The electricity industry operates in much the same way today that the telecommunications industry operated 30 years ago. In the 1990s, your telephone company likely charged you a fixed fee for monthly service plus a variable per-minute rate for long-distance calls.
Today your electricity company bills you similarly, with a mix of fixed and variable charges based on how much electricity you use per month and how much it costs to transmit that electricity to your house.
The parallels between the two industries don’t end there. With landlines, your phone service was physically hardwired to a centralized telecommunications system. Similarly, when you flip on a light switch or plug in your toaster oven, you connect directly to an electrical grid powered by large, centralized power plants that may be many hundreds of miles from where you live.
And just as the telecommunications industry of the 1990s experienced a major disruption from the decentralized technology of cell phones, so too is today’s electricity industry on the verge of a major disruption due to the distributed generation of electricity.
Currently, the electric grid is very centralized: Large power plants are connected to electricity buyers through a web of transmission and distribution lines. These high-powered generation resources are designed to satisfy the electricity needs of hundreds of thousands — or even millions — of households and businesses in a given region. With the benefit of a connected grid of transmission and distribution lines, these large power plants do not need to be located close to customers but rather can remain part of a centralized market.
At a high level, distributed generation (DG) — also referred to as a distributed energy resource (DER) — is any source of electricity that is on the decentralized distribution grid. Though this definition includes small-scale wind turbines, hydropower, and even fossil-fuel-powered backup generators, solar energy is the most common form of distributed generation for residential applications.
Distributed generation already plays an important role in the electricity grid. Rooftop solar panels can help defer or avoid large investments in infrastructure upgrades on the electrical system, helping all electricity customers save money. What’s more, solar panels provide a suite of environmental co-benefits beyond the monetary savings, including acting as a source of emission-free, local generation that can improve air quality.
However, while the transition to a distributed telecommunications network is effectively complete, the transition to a distributed energy grid is just beginning. Solar is the most widespread distributed energy resource, but as of 2018, less than 4% of all residential, single-family stand-alone homes in the country had installed solar.
A distributed generation future will likely still rely upon the centralized power grid. Returning to the telecommunication industry as an example, even though nine out of ten Americans own a cell phone, two-thirds of Americans still maintain their existing landline connection.
However, the shift from solar on 4 percent of American rooftops to 20 percent, and especially up to 80 percent of rooftops, would require substantial changes to the way that power companies do business today. Here, too, the electricity industry can learn from the experiences of the telecommunications industry.
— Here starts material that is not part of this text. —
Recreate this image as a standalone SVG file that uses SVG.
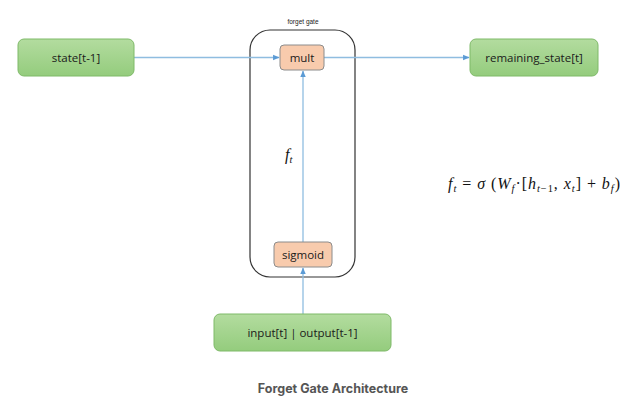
<svg xmlns="http://www.w3.org/2000/svg" width="634" height="406" viewBox="0 0 634 406">
<defs>
<linearGradient id="g" x1="0" y1="0" x2="0" y2="1">
<stop offset="0" stop-color="#b3dc9f"/>
<stop offset="1" stop-color="#94cc7d"/>
</linearGradient>
<marker id="ah" viewBox="0 0 6 6" refX="5.5" refY="3" markerWidth="5" markerHeight="5" orient="auto">
<path d="M0,0.5 L6,3 L0,5.5 z" fill="#5b9bd5"/>
</marker>
<style>
.green{fill:url(#g);stroke:#7fba69;stroke-width:1}
.orange{fill:#f8cbad;stroke:#8c8c8c;stroke-width:1}
.lbl{font-family:"Open Sans","Liberation Sans",sans-serif;font-size:11.5px;fill:#1a1a1a;text-anchor:middle}
.conn{stroke:#8fbde0;stroke-width:1.3;fill:none;marker-end:url(#ah)}
.math{font-family:"Liberation Serif","DejaVu Serif",serif;font-size:16px;fill:#111}
.sub{font-size:10.5px}
</style>
</defs>
<rect width="634" height="406" fill="#ffffff"/>
<g id="forget_gate">
<rect x="250" y="30" width="105" height="247" rx="20" fill="none" stroke="#333" stroke-width="1.2"/>
<text x="303" y="24" font-family="Liberation Sans,sans-serif" font-size="6.5" fill="#222" text-anchor="middle">forget gate</text>
</g>
<g id="connectors">
<line class="conn" x1="134" y1="57.5" x2="279" y2="57.5"/>
<line class="conn" x1="324" y1="57.5" x2="469" y2="57.5"/>
<line class="conn" x1="303" y1="242" x2="303" y2="71"/>
<line class="conn" x1="303" y1="314" x2="303" y2="268"/>
</g>
<g id="state">
<rect class="green" x="18" y="39" width="116" height="37" rx="6"/>
<text class="lbl" x="76" y="61.5">state[t-1]</text>
</g>
<g id="mult">
<rect class="orange" x="280" y="45" width="44" height="25" rx="4"/>
<text class="lbl" x="302" y="61.5">mult</text>
</g>
<g id="remaining_state">
<rect class="green" x="470" y="39" width="128" height="37" rx="6"/>
<text class="lbl" x="534" y="61.5">remaining_state[t]</text>
</g>
<g id="sigmoid">
<rect class="orange" x="274" y="242" width="58" height="25" rx="4"/>
<text class="lbl" x="303" y="258.5" font-size="11px">sigmoid</text>
</g>
<g id="input">
<rect class="green" x="214" y="314" width="177" height="37" rx="6"/>
<text class="lbl" x="302.5" y="336.5">input[t] | output[t-1]</text>
</g>
<text class="math" x="285" y="160" font-style="italic">f<tspan class="sub" dy="2.5">t</tspan></text>
<text class="math" x="448" y="189" textLength="172" lengthAdjust="spacing"><tspan font-style="italic">f</tspan><tspan font-style="italic" class="sub" dy="3">t</tspan><tspan dy="-3"> = </tspan><tspan font-style="italic">σ</tspan><tspan> (</tspan><tspan font-style="italic">W</tspan><tspan font-style="italic" class="sub" dy="3">f</tspan><tspan dy="-3">·[</tspan><tspan font-style="italic">h</tspan><tspan class="sub" dy="3"><tspan font-style="italic">t</tspan>−1</tspan><tspan dy="-3">, </tspan><tspan font-style="italic">x</tspan><tspan font-style="italic" class="sub" dy="3">t</tspan><tspan dy="-3">]  +  </tspan><tspan font-style="italic">b</tspan><tspan font-style="italic" class="sub" dy="3">f</tspan><tspan dy="-3">)</tspan></text>
<text x="333" y="393" font-family="Inter,'Liberation Sans',sans-serif" font-size="12.5" font-weight="bold" fill="#555" text-anchor="middle">Forget Gate Architecture</text>
</svg>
For instance, in the past, if you wanted to make a long-distance phone call from a friend’s house — say, to tell your family that you had arrived safely — you might have offered to pay for making a long-distance phone call on somebody else’s phone bill.
These days, there’s no need to offer to cover the cost of your long-distance phone call, let alone to even ask to use a landline. It’s easy enough to text or call from the cell phone in your pocket to provide updates at every step along your journey.
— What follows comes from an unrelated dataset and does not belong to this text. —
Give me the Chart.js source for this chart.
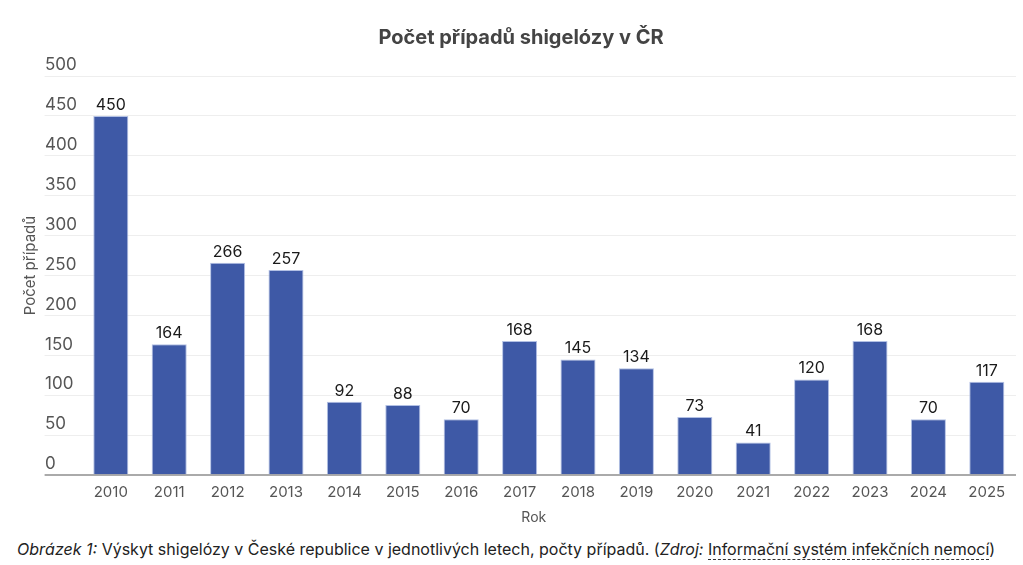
<!DOCTYPE html>
<html lang="cs">
<head>
<meta charset="utf-8">
<script src="https://cdn.jsdelivr.net/npm/chart.js@4/dist/chart.umd.min.js"></script>
<style>
  body { margin: 0; background: #fff; font-family: Inter, "Noto Sans", sans-serif; }
  #wrap { position: relative; width: 1023px; height: 530px; }
  .caption { position: absolute; left: 17px; top: 539px; font-size: 16px; color: #222; white-space: nowrap; }
  .caption a { color: #222; text-decoration: none; border-bottom: 1px dashed #333; }
</style>
</head>
<body>
<div id="wrap"><canvas id="chart"></canvas></div>
<div class="caption"><i>Obrázek 1:</i> Výskyt shigelózy v České republice v jednotlivých letech, počty případů. (<i>Zdroj:</i> <a href="#">Informační systém infekčních nemocí</a>)</div>
<script>
const years = ['2010', '2011', '2012', '2013', '2014', '2015', '2016', '2017',
    '2018', '2019', '2020', '2021', '2022', '2023', '2024', '2025'];
const cases = [450, 164, 266, 257, 92, 88, 70, 168, 145, 134, 73, 41, 120, 168, 70, 117];

const FONT = 'Inter, "Noto Sans", sans-serif';

// hodnoty nad sloupci + drobné posuny popisků os
const barLabels = {
    id: 'barLabels',
    afterLayout(chart) {
        const t = chart.scales.yTitle;
        if (t) t.bottom -= 20;
        const x = chart.scales.x;
        if (x) x.left -= 30;
    },
    afterDatasetsDraw(chart) {
        const ctx = chart.ctx;
        const meta = chart.getDatasetMeta(0);
        ctx.save();
        ctx.font = '16px ' + FONT;
        ctx.fillStyle = '#1a1a1a';
        ctx.textAlign = 'center';
        ctx.textBaseline = 'bottom';
        meta.data.forEach((bar, i) => {
            ctx.fillText(chart.data.datasets[0].data[i], bar.x, bar.y - 3);
        });
        ctx.restore();
    }
};

Chart.defaults.font.family = FONT;

new Chart(document.getElementById('chart'), {
    type: 'bar',
    data: {
        labels: years,
        datasets: [{
            data: cases,
            yAxisID: 'y',
            backgroundColor: '#3e59a6',
            borderColor: 'rgba(170, 185, 225, 0.9)',
            borderWidth: 1,
            barPercentage: 0.6,
            categoryPercentage: 1
        }]
    },
    options: {
        responsive: true,
        maintainAspectRatio: false,
        animation: false,
        layout: { padding: { left: 19, right: 0, top: 0, bottom: 4 } },
        plugins: {
            legend: { display: false },
            tooltip: { enabled: false },
            title: {
                display: true,
                text: 'Počet případů shigelózy v ČR',
                color: '#444',
                font: { size: 20, weight: 'bold' },
                padding: { top: 26, bottom: 26 }
            }
        },
        scales: {
            yTitle: {
                type: 'linear',
                position: 'left',
                weight: 10,
                ticks: { display: false },
                grid: { display: false, drawTicks: false },
                border: { display: false },
                title: {
                    display: true,
                    text: 'Počet případů',
                    color: '#555',
                    font: { size: 15 },
                    padding: { top: 2, bottom: 6 }
                }
            },
            y: {
                position: 'left',
                weight: 0,
                min: 0,
                max: 500,
                afterFit(scale) { scale.width = 36.6; },
                ticks: {
                    stepSize: 50,
                    crossAlign: 'far',
                    labelOffset: -11,
                    color: '#555',
                    font: { size: 17 }
                },
                grid: {
                    color: (c) => c.tick && c.tick.value === 0 ? '#aaa' : '#eeeeee',
                    tickColor: (c) => c.tick && c.tick.value === 0 ? '#aaa' : '#eeeeee',
                    lineWidth: (c) => c.tick && c.tick.value === 0 ? 2 : 1,
                    tickLength: 37
                },
                border: { display: false }
            },
            yRight: {
                type: 'linear',
                position: 'right',
                afterFit(scale) { scale.width = 7; },
                ticks: { display: false },
                grid: { display: false, drawTicks: false },
                border: { display: false }
            },
            x: {
                grid: { display: false, drawTicks: false },
                border: { display: false },
                ticks: { color: '#555', font: { size: 15 }, padding: 8 },
                title: {
                    display: true,
                    text: 'Rok',
                    color: '#555',
                    font: { size: 14 },
                    padding: { top: 0, bottom: 0 }
                }
            }
        }
    },
    plugins: [barLabels]
});
</script>
</body>
</html>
Again, the story for electricity is similar, and envisioning how this may change in the future is full of possibilities. At the moment, if you charge your cell phone at a friend’s house, you probably don’t need to ask to use an outlet or offer to pay for the electricity you’ve consumed. But say that you have an electric vehicle that you want to charge at your friend’s house. Would you offer to cover the incremental charge of charging your car on their next utility bill?
Forecasting what a distributed energy future could look like expands beyond the similarities with a distributed telecommunications network. For instance, as more homes and businesses invest in distributed generation, it will become possible for individual streets, neighborhoods, or entire cities and towns to connect all of their resources into their own sustainable and reliable microgrid.
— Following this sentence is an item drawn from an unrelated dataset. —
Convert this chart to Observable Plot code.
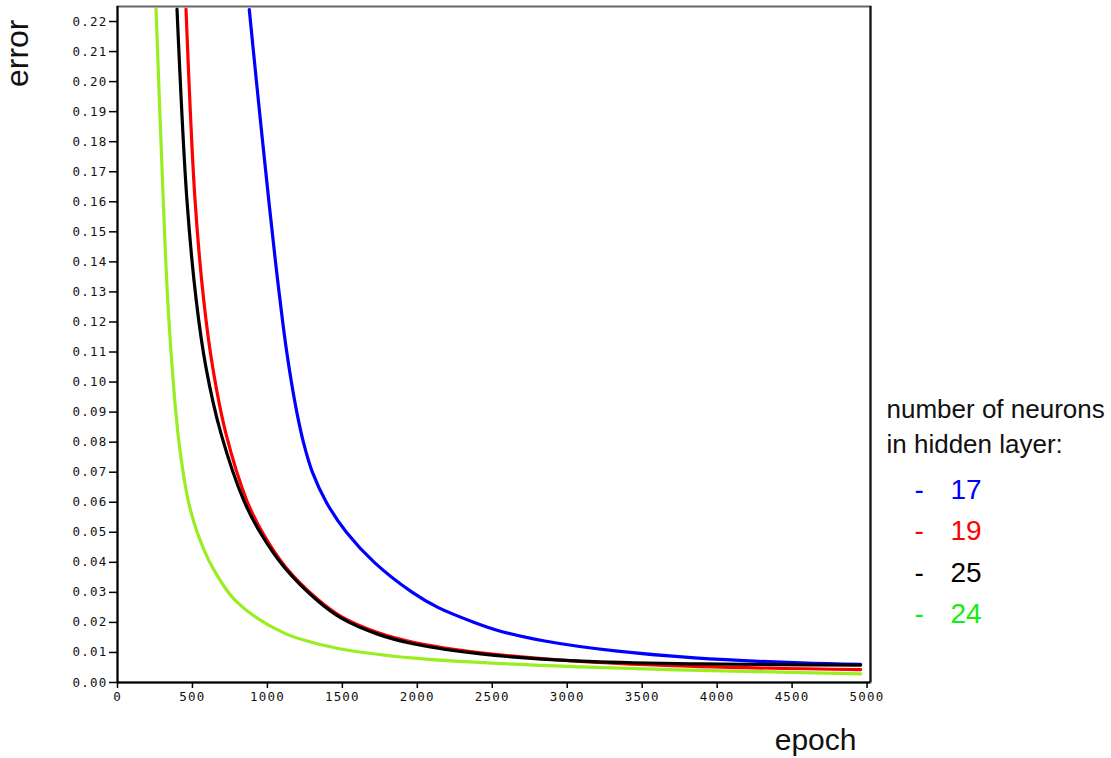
<!DOCTYPE html>
<html><head><meta charset="utf-8">
<script src="https://cdn.jsdelivr.net/npm/d3@7"></script>
<script src="https://cdn.jsdelivr.net/npm/@observablehq/plot@0.6"></script>
<style>
body{margin:0;background:#fff}
g[aria-label="y-axis tick label"] text, g[aria-label="x-axis tick label"] text{letter-spacing:1.2px}
</style>
</head><body><div id="chart"></div>
<script>
// ---- data ----
const series = ["17", "19", "25", "24"];
const lineColors = ["#0000ff", "#ff0000", "#000000", "#99ee22"];
const legendColors = ["#0000ff", "#ff0000", "#000000", "#11ee11"];

const epochs17 = [879, 927, 968, 1010, 1054, 1102, 1129, 1160, 1196, 1240, 1300, 1393, 1527, 1713, 1967, 2137, 2380, 2560, 2850, 3320, 3850, 4557, 4957];
const err17    = [0.224, 0.20, 0.18, 0.16, 0.14, 0.12, 0.11, 0.10, 0.09, 0.08, 0.07, 0.06, 0.05, 0.04, 0.03, 0.025, 0.02, 0.017, 0.0138, 0.0105, 0.0082, 0.0065, 0.0060];

const epochs19 = [457, 517, 575, 635, 723, 863, 972, 1125, 1337, 1490, 1735, 1980, 2423, 3090, 3890, 4957];
const err19    = [0.2241, 0.1607, 0.1273, 0.1049, 0.0829, 0.0605, 0.0495, 0.0382, 0.0276, 0.0220, 0.0166, 0.0133, 0.0099, 0.0070, 0.0053, 0.0043];

const epochs25 = [397, 463, 525, 590, 690, 843, 957, 1115, 1337, 1490, 1735, 1980, 2423, 3090, 3890, 4957];
const err25    = [0.2241, 0.1607, 0.1273, 0.1049, 0.0829, 0.0605, 0.0495, 0.0382, 0.0271, 0.0215, 0.0161, 0.0128, 0.0095, 0.0071, 0.0062, 0.0058];

const epochs24 = [257, 305, 335, 382, 417, 472, 535, 635, 790, 1102, 1456, 1977, 2643, 3090, 3668, 4300, 4957];
const err24    = [0.2241, 0.1607, 0.1273, 0.0939, 0.0772, 0.0605, 0.0495, 0.0382, 0.0271, 0.0167, 0.0115, 0.0081, 0.0061, 0.0052, 0.0043, 0.0036, 0.0029];

const xTicks = [0, 500, 1000, 1500, 2000, 2500, 3000, 3500, 4000, 4500, 5000];
const yTicks = [0, 0.01, 0.02, 0.03, 0.04, 0.05, 0.06, 0.07, 0.08, 0.09, 0.10, 0.11,
                0.12, 0.13, 0.14, 0.15, 0.16, 0.17, 0.18, 0.19, 0.20, 0.21, 0.22];

const xLabel = "epoch";
const yLabel = "error";
const legendTitle = ["number of neurons", "in hidden layer:"];

// ---- build table ----
const epochsBy = {"17": epochs17, "19": epochs19, "25": epochs25, "24": epochs24};
const errBy = {"17": err17, "19": err19, "25": err25, "24": err24};
const drawOrder = ["17", "24", "19", "25"];
const rows = drawOrder.flatMap(s => epochsBy[s].map((e, i) => ({series: s, epoch: e, error: errBy[s][i]})));

const font = "Liberation Sans, Arial, sans-serif";
const legendMarks = [];
legendTitle.forEach((t, i) => {
  legendMarks.push(Plot.text([t], {text: d => d, frameAnchor: "top-right", dx: 16, dy: 411 + i * 35,
    textAnchor: "start", lineAnchor: "bottom", fontSize: 26, fontFamily: font, fill: "#111"}));
});
series.forEach((s, i) => {
  const base = 492 + i * 41.5;
  legendMarks.push(Plot.text(["-"], {text: d => d, frameAnchor: "top-right", dx: 44, dy: base,
    textAnchor: "start", lineAnchor: "bottom", fontSize: 28, fontFamily: font, fill: legendColors[i]}));
  legendMarks.push(Plot.text([s], {text: d => d, frameAnchor: "top-right", dx: 80, dy: base,
    textAnchor: "start", lineAnchor: "bottom", fontSize: 28, fontFamily: font, fill: legendColors[i]}));
});

const chart = Plot.plot({
  width: 1111,
  height: 758,
  marginLeft: 117,
  marginRight: 241,
  marginTop: 6,
  marginBottom: 76,
  style: {fontFamily: "DejaVu Sans Mono, monospace", fontSize: "12.5px", color: "#111", background: "#fff"},
  x: {domain: [0, 5023]},
  y: {domain: [0, 0.225]},
  color: {domain: series, range: lineColors},
  marks: [
    Plot.line(rows, {x: "epoch", y: "error", z: "series", stroke: "series", strokeWidth: 3.2,
      curve: "catmull-rom", clip: true}),
    Plot.frame({stroke: "#666", strokeWidth: 2}),
    Plot.ruleX([5023], {stroke: "#111", strokeWidth: 2}),
    Plot.ruleX([0], {stroke: "#000", strokeWidth: 2}),
    Plot.ruleY([0], {stroke: "#000", strokeWidth: 2}),
    Plot.axisX({ticks: xTicks, tickSize: 6, tickPadding: 4, tickFormat: d => String(d), label: null, stroke: "#000", strokeWidth: 1.5}),
    Plot.axisY({ticks: yTicks, tickSize: 8, tickPadding: 2, tickFormat: d3.format(".2f"), label: null, stroke: "#000", strokeWidth: 1.5}),
    Plot.text([yLabel], {text: d => d, frameAnchor: "top-left", dx: -100, dy: 13, rotate: -90,
      textAnchor: "end", lineAnchor: "middle", fontSize: 32, fontFamily: font, fill: "#111"}),
    Plot.text([xLabel], {text: d => d, frameAnchor: "bottom-right", dx: -14, dy: 67,
      textAnchor: "end", lineAnchor: "bottom", fontSize: 30, fontFamily: font, fill: "#111"}),
    ...legendMarks
  ]
});
document.getElementById("chart").append(chart);
</script>
</body></html>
While these microgrids will continue to need access to the existing electrical grid, they will also be able to place energy back onto the grid to help provide power for other communities running their microgrids, thus creating a “virtual” power plant out of aggregated distributed resources. Instead of relying exclusively upon centralized, large power plants, the electrical grid could become much more flexible as we install more distributed energy resources.